A new historical-transcultural narrative theory
People have always told stories. Across all eras and cultures, narratives have played a vital role in social cohesion. The new TRR Historical and Transcultural Narratology examines pre-modern narratives – that is, those from antiquity, the Middle Ages and the early modern period – drawn from various cultural contexts. The TRR will test and further develop methods from the digital humanities in order to anchor comparative narrative research more firmly in the digital realm. For its research, the TRR utilises digital and AI-based methods, ranging from prompt engineering to more advanced AI architectures. The researchers’ aim is to develop a new historical-transcultural narrative theory that overcomes the narrow focus of current narrative theories on Western and modern or postmodern traditions. This new narrative theory is intended to encompass diverse historical narrative formats and functions from various cultural contexts. In doing so, the researchers will open up new avenues for comparative, interdisciplinary literary and cultural studies on a global scale.

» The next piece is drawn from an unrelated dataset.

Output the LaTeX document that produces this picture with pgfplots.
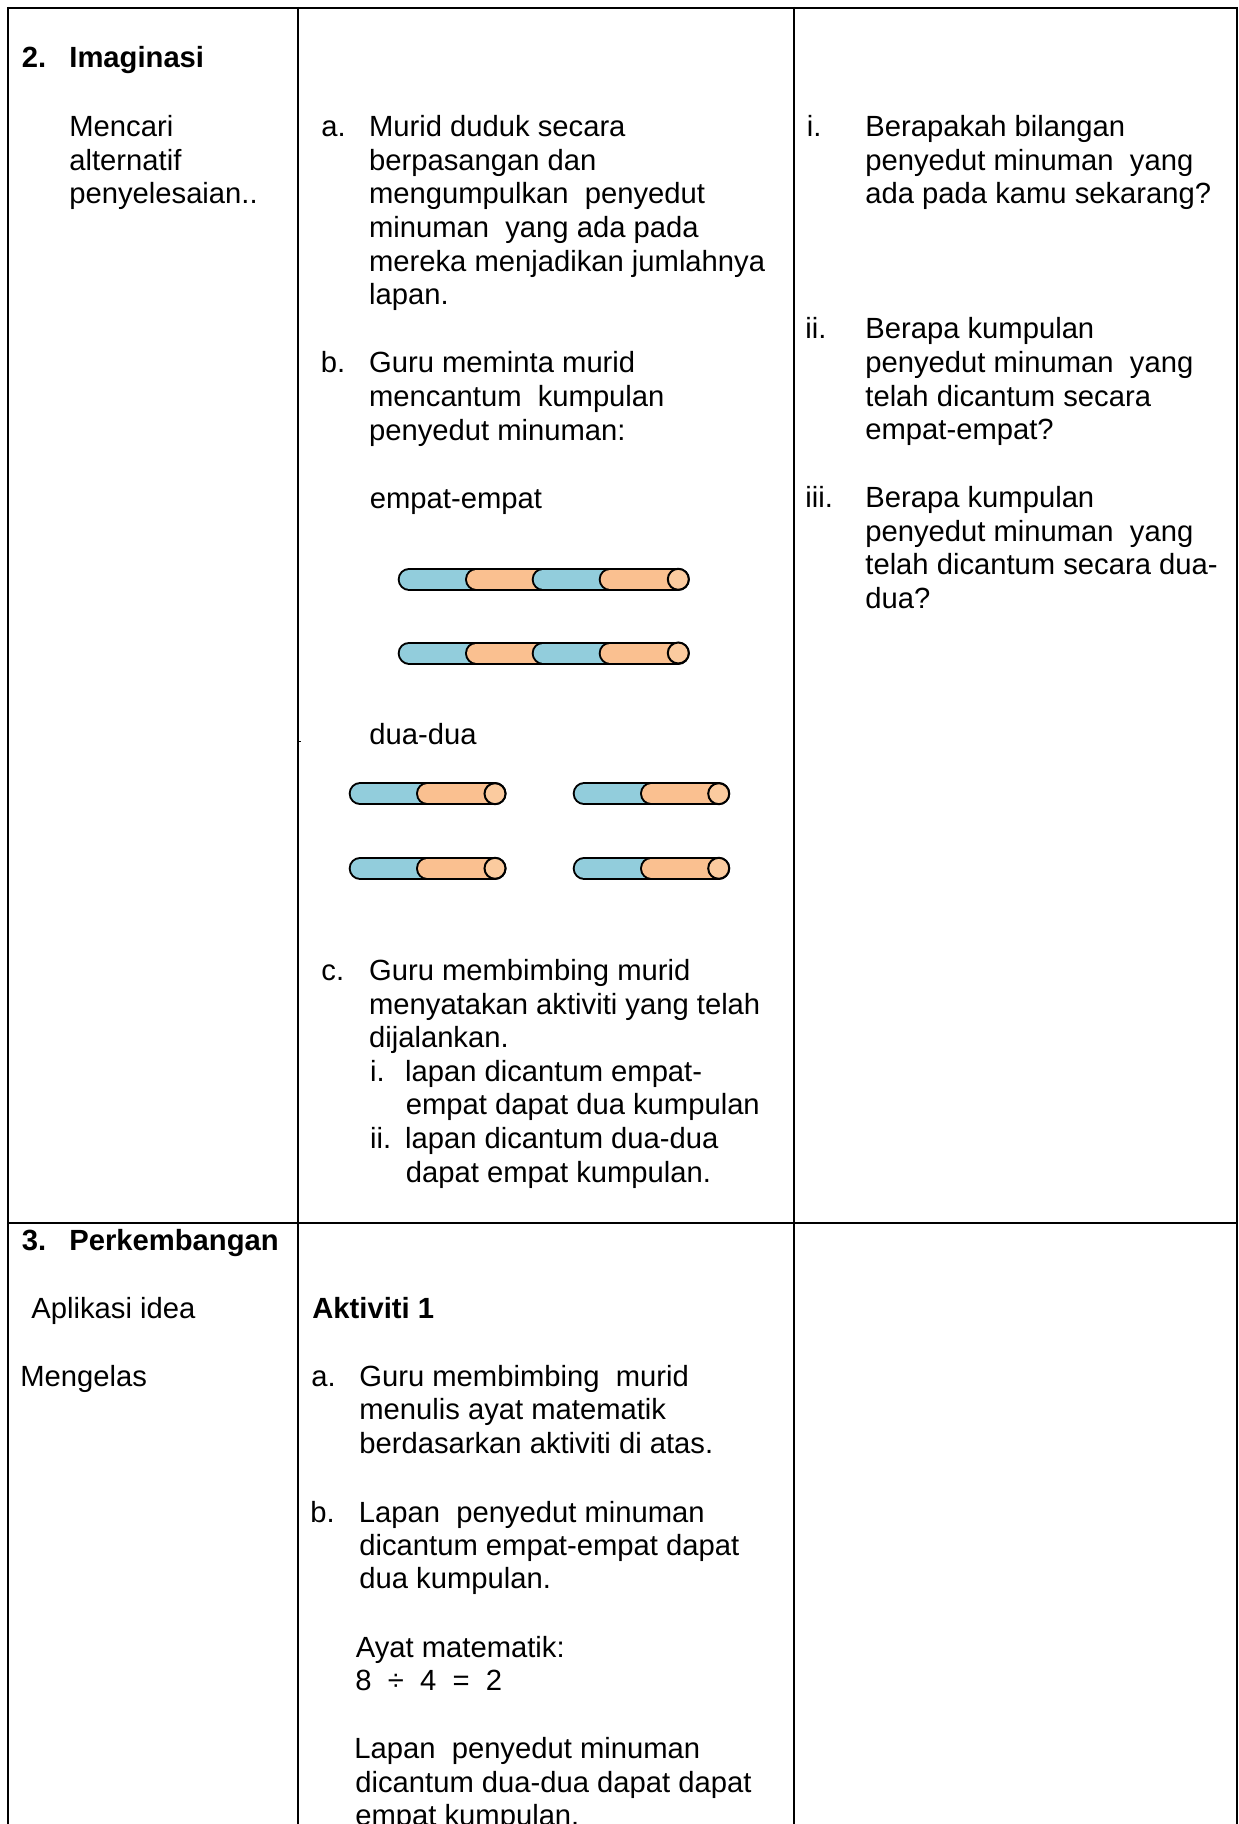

“The Collaborative Research Centre promises a fundamental re-examination of storytelling in the past from a comparative perspective,” says spokesperson von Contzen. “The participating researchers come from 16 different disciplines, including Egyptology, Korean Studies, Theology, Classical Studies and Slavic Studies. We are exploring questions such as how people in past cultures told stories, in what contexts, for what purposes, and what their stories were like.”
The research findings are intended to facilitate a comprehensive historical and cross-cultural comparison of storytelling from a global perspective and to offer a fundamentally new insight into the origins, diversity and functions of narrative forms. Researchers from the consortium of the Universities of Freiburg, Bochum and Bonn will work closely with the Digital Humanities Lab at the Faculty of Philology at the University of Freiburg and the Bonn Centre for Digital Humanities.
We warmly congradulate Eva and her team and are looking forward to future collaborations!